Bien que ce livre soit une œuvre de fiction avec une intrigue subtile autour de personnages énigmatiques, il repose en grande partie sur l’histoire authentique du naufrage du Sydney Cove en 1797, vers l’île de la Préservation dans le détroit de Bass.
C’est un passage qui n’avait pas encore été découvert à l’époque.
L’auteur indique que le journal de route, tenu par William Clark, où celui-ci consignait sa version des actes, est authentique. Il a servi, dix ans après les événements, de base à une retranscription dans une gazette de Calcutta, l’Asiatic Mirror. Il a disparu depuis.
Le romancier puise toutefois des éléments, retranscrit certains des passages dans son récit.
Le lieutenant Joshua Grayling, l’aide de camp de Son Excellence le gouverneur Hunter, informe celui-ci des faits. Un matelot, sur un petit bateau de pêche a repéré trois hommes dans un état pitoyable sur une plage. Ils ont été ramenés à Parramatta, une ville près de Sydney en Nouvelle-Galles du Sud. Ils sont des survivants du naufrage du Sydney Cove qui s’est échoué au nord de la terre de Van Diemen. Sur place, ils ont laissé une partie de l’équipage, ceux qui ne pouvaient prendre place dans la chaloupe. Celle-ci s’est brisée, plus tard, sur des récifs.

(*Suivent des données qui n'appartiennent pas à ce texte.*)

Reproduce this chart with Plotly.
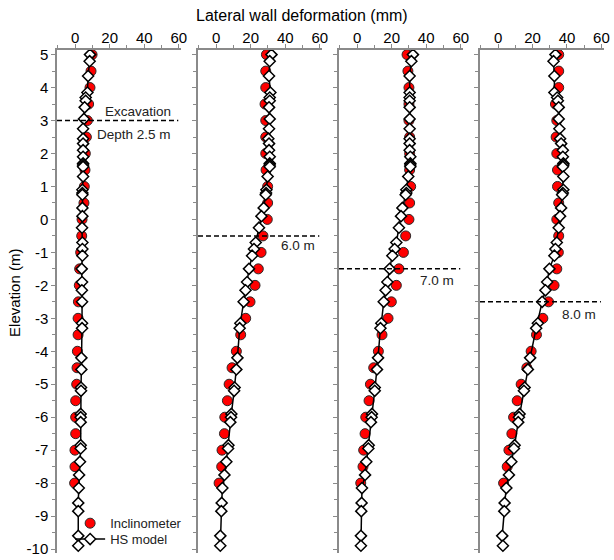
import plotly.graph_objects as go

# ---------------- data ----------------
inc_elev = [5.0, 4.5, 4.0, 3.5, 3.0, 2.5, 2.0, 1.5, 1.0, 0.5, 0.0, -0.5, -1.0, -1.5,
            -2.0, -2.5, -3.0, -3.5, -4.0, -4.5, -5.0, -5.5, -6.0, -6.5, -7.0, -7.5, -8.0]

hs_elev = [5.0, 4.8, 4.35, 3.85, 3.7, 3.6, 3.4, 3.05, 2.75, 2.45, 2.3, 2.1, 1.9, 1.7,
           1.65, 1.6, 1.3, 0.9, 0.8, 0.75, 0.35, 0.1, -0.25, -0.7, -0.9, -1.1, -1.5,
           -1.9, -2.15, -2.5, -3.15, -3.3, -4.2, -4.55, -5.1, -5.2, -5.9, -6.0, -6.15,
           -6.85, -6.95, -7.35, -7.75, -8.15, -8.6, -8.85, -9.6, -9.9]

# Inclinometer readings (mm), stages 1-4
inc_stage1 = [9.8, 9.2, 8.6, 7.8, 7.1, 6.5, 5.9, 5.7, 5.3, 5.1, 4.0, 3.8, 3.2, 2.6,
              2.4, 1.9, 1.7, 1.7, 1.3, 1.1, 0.9, 0.3, 0.3, 0.3, -0.1, -0.1, -0.3]
inc_stage2 = [29.1, 28.7, 28.7, 28.3, 28.7, 28.7, 28.7, 28.9, 29.8, 29.8, 29.6, 27.1, 26.0, 24.4,
              22.5, 19.6, 17.1, 14.2, 11.7, 9.2, 7.5, 6.5, 5.0, 4.8, 3.4, 3.2, 1.7]
inc_stage3 = [28.9, 29.4, 30.0, 30.0, 30.0, 30.4, 30.4, 30.4, 31.0, 30.4, 30.0, 28.1, 26.8, 24.2,
              22.7, 19.8, 17.9, 14.4, 12.3, 9.6, 7.7, 6.9, 5.0, 4.6, 3.8, 3.4, 2.1]
inc_stage4 = [35.2, 35.2, 35.2, 33.3, 34.1, 33.7, 34.1, 34.5, 34.5, 35.2, 34.1, 35.2, 35.0, 34.1,
              32.5, 29.3, 26.0, 22.3, 19.2, 16.7, 13.4, 11.1, 9.0, 8.0, 6.3, 5.3, 3.2]

# HS model results (mm), stages 1-4
hs_stage1 = [8.6, 8.4, 7.5, 7.1, 6.1, 6.1, 5.5, 5.1, 4.6, 4.6, 4.6, 4.6, 4.6, 4.6,
             4.6, 4.6, 4.6, 4.2, 4.2, 4.2, 4.2, 4.2, 4.0, 4.2, 4.2, 4.2, 3.8,
             4.0, 3.9, 4.0, 4.0, 4.0, 3.6, 3.6, 3.4, 3.4, 3.2, 3.2, 3.2,
             3.2, 3.2, 2.8, 2.3, 2.1, 1.8, 1.8, 1.8, 1.8]
hs_stage2 = [32.0, 31.0, 30.6, 31.4, 31.0, 31.0, 30.6, 31.0, 30.6, 30.2, 30.6, 30.6, 31.0, 31.0,
             31.0, 31.0, 29.8, 29.1, 28.9, 28.7, 27.5, 26.2, 24.8, 22.9, 21.9, 20.8, 19.0,
             17.9, 17.0, 15.9, 14.0, 13.6, 12.3, 11.7, 10.7, 10.4, 8.8, 8.6, 8.2,
             7.1, 6.9, 5.9, 4.8, 3.6, 3.2, 3.0, 2.4, 2.4]
hs_stage3 = [32.3, 31.4, 30.4, 30.4, 30.4, 30.4, 30.4, 30.4, 30.4, 30.4, 30.4, 30.4, 30.8, 30.8,
             30.8, 30.8, 29.6, 28.5, 28.5, 28.1, 26.2, 25.4, 24.2, 22.7, 21.7, 20.4, 18.8,
             17.5, 16.5, 15.4, 14.0, 13.5, 12.1, 11.5, 10.2, 10.2, 8.6, 8.4, 8.0,
             6.7, 6.5, 5.3, 4.6, 2.8, 2.6, 2.4, 2.2, 2.2]
hs_stage4 = [33.3, 32.2, 32.7, 32.7, 34.3, 34.7, 35.2, 35.2, 35.6, 36.0, 36.6, 37.6, 37.6, 37.9,
             37.9, 37.6, 37.9, 37.9, 37.6, 37.2, 36.6, 36.0, 35.2, 34.1, 33.3, 32.7, 29.8,
             28.5, 27.5, 25.6, 23.1, 22.1, 18.6, 17.3, 15.4, 15.0, 12.5, 12.1, 11.7,
             9.6, 9.2, 7.7, 6.3, 4.8, 3.8, 3.6, 2.4, 2.8]

exc_elev = [3.0, -0.5, -1.5, -2.5]
exc_labels = ["6.0 m", "7.0 m", "8.0 m"]

x_ticks = [0, 20, 40, 60]
y_ticks = [5, 4, 3, 2, 1, 0, -1, -2, -3, -4, -5, -6, -7, -8, -9, -10]

inc_all = [inc_stage1, inc_stage2, inc_stage3, inc_stage4]
hs_all = [hs_stage1, hs_stage2, hs_stage3, hs_stage4]

# ---------------- figure ----------------
FONT = "Liberation Sans, Arial, sans-serif"
AXC = "#8a8a8a"
domains = [[0.0, 0.2274], [0.2578, 0.4852], [0.5155, 0.7429], [0.7733, 1.0]]

fig = go.Figure()
for i in range(4):
    xa = "x" if i == 0 else f"x{i+1}"
    ya = "y" if i == 0 else f"y{i+1}"
    fig.add_trace(go.Scatter(
        x=inc_all[i], y=inc_elev, mode="markers", name="Inclinometer",
        marker=dict(symbol="circle", size=10, color="#ff0000",
                    line=dict(color="#2a2a2a", width=1)),
        showlegend=(i == 0), legend="legend", xaxis=xa, yaxis=ya))
    fig.add_trace(go.Scatter(
        x=hs_all[i], y=hs_elev, mode="lines+markers", name="HS model",
        line=dict(color="black", width=1.5),
        marker=dict(symbol="diamond", size=8.5, color="white",
                    line=dict(color="black", width=1.5)),
        showlegend=(i == 0), legend="legend2", xaxis=xa, yaxis=ya))

    xkey = "xaxis" if i == 0 else f"xaxis{i+1}"
    ykey = "yaxis" if i == 0 else f"yaxis{i+1}"
    fig.layout[xkey] = dict(
        domain=domains[i], range=[-10.5, 61.5], side="top", anchor=ya,
        showline=True, linecolor=AXC, linewidth=1.5, showgrid=False, zeroline=False,
        tickmode="array", tickvals=x_ticks, ticktext=[str(v) for v in x_ticks],
        ticks="outside", ticklen=4, tickcolor=AXC, tickwidth=1,
        ticklabelstandoff=-5,
        minor=dict(dtick=10, tick0=0, ticks="outside", ticklen=3, tickcolor=AXC, showgrid=False),
        tickfont=dict(family=FONT, size=15, color="black"))
    fig.layout[ykey] = dict(
        domain=[0, 1], range=[-10.12, 5.14], anchor=xa,
        showline=True, linecolor=AXC, linewidth=1.5, showgrid=False, zeroline=False,
        tickmode="array", tickvals=y_ticks, ticktext=[str(v) for v in y_ticks],
        showticklabels=(i == 0), ticklabeloverflow="allow",
        ticks="outside", ticklen=4, tickcolor=AXC, tickwidth=1,
        minor=dict(dtick=0.5, tick0=0, ticks="outside", ticklen=3, tickcolor=AXC, showgrid=False),
        tickfont=dict(family=FONT, size=15, color="black"))

    # excavation level
    fig.add_shape(type="line", xref=f"{xa} domain", yref=ya, x0=0, x1=0.975,
                  y0=exc_elev[i], y1=exc_elev[i],
                  line=dict(color="black", width=1.5, dash="5px,3px"))

annots = [
    dict(text="Excavation", xref="x", yref="y", x=56.4, y=3.28, xanchor="right", yanchor="middle"),
    dict(text="Depth 2.5 m", xref="x", yref="y", x=56.4, y=2.58, xanchor="right", yanchor="middle"),
    dict(text=exc_labels[0], xref="x2", yref="y2", x=47.2, y=-0.78, xanchor="center", yanchor="middle"),
    dict(text=exc_labels[1], xref="x3", yref="y3", x=46.0, y=-1.865, xanchor="center", yanchor="middle"),
    dict(text=exc_labels[2], xref="x4", yref="y4", x=46.9, y=-2.87, xanchor="center", yanchor="middle"),
]
for a in annots:
    a.update(showarrow=False, font=dict(family=FONT, size=13.5, color="#222222"))
    fig.add_annotation(**a)

fig.add_annotation(text="Lateral wall deformation (mm)", xref="paper", yref="paper",
                   x=0.448, y=1.069, xanchor="center", yanchor="middle", showarrow=False,
                   font=dict(family=FONT, size=16, color="black"))
fig.add_annotation(text="Elevation (m)", xref="paper", yref="paper", textangle=-90,
                   x=-0.0768, y=0.517, xanchor="center", yanchor="middle", showarrow=False,
                   font=dict(family=FONT, size=15, color="black"))

leg_common = dict(xanchor="left", yanchor="middle", bgcolor="rgba(0,0,0,0)",
                  borderwidth=0, itemwidth=30,
                  font=dict(family=FONT, size=13, color="#222222"))
fig.update_layout(
    width=614, height=560,
    margin=dict(l=57, r=10, t=50, b=3),
    paper_bgcolor="white", plot_bgcolor="white",
    legend=dict(x=0.024, y=0.0592, **leg_common),
    legend2=dict(x=0.024, y=0.0276, **leg_common),
)

fig.write_html("out.html")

Il reste quatorze personnes très au sud. Les trois naufragés ont parcouru huit cent vingt-cinq kilomètres en un peu plus de deux mois. Il s’agit de William Clark, subrécargue du navire, d’un lascar qui lui sert de domestique et de John Figge, un marchand de thé voyageant sur ce voilier.
Clark avait une lettre du capitaine Hamilton destinée au Gouverneur et il a tenu un carnet de route de leur périple. Grayling s’entretient avec Figge qui, s’il est épuisé, semble en état de répondre à quelques questions. Ses réponses désarçonnent le lieutenant.
Figge se félicite de sa place. Il fera part de ce qui peut être dit, mais des points ne seront pas évoqués, en particulier ce qui s’est passé à Calcutta, point de départ du Sydney Cove…
Jock Serong sème le trouble dès le début avec les situations équivoques de protagonistes. Les marins qui les ont recueillis ont décrit une position des trois individus étrange les uns par rapport aux autres. Il entretient à merveille le suspense en donnant des faits, des morts, des cadavres, des rencontres plus ou moins tumultueuses avec des peuplades croisées sur leur trajet.
Le romancier alterne les points de vue, les témoignages, les récits, les souvenirs, les actions des trois principaux acteurs du drame. Le Lieutenant Joshua Grayling cherche la vérité, William Clark a été lancé dans cette aventure poussé par les circonstances et Figge dissimule un passé problématique, des mobiles bien funestes.
Le romancier livre une réflexion sur les rapports entre les colons, qui agissent en terrain conquis, et les peuples installés sur place depuis des millénaires. En introduction, Jock Serong donne de précieuses indications sur les appellations des différents peuples rencontrés par les rescapés du Sydney Cove lors de leur périple.
Le terme aborigène ne doit pas être employé selon le vœu des nations autochtones d’Australie car il réunit à tort en un seul groupe des peuples issus de divers horizons (Isabelle Chapman)
Ce roman se lit avec avidité tant les interactions entre les différents protagonistes sont équivoques, un récit mené avec brio mêlant réalité et fiction.
serge perraud
Jock Serong, Les Naufragés de la discorde (Preservation), traduit de l’anglais (Australie) par Isabelle Chapman, Éditions 10/18, coll. “Roman étranger”, octobre 2020, 368 p. – 18,90 €.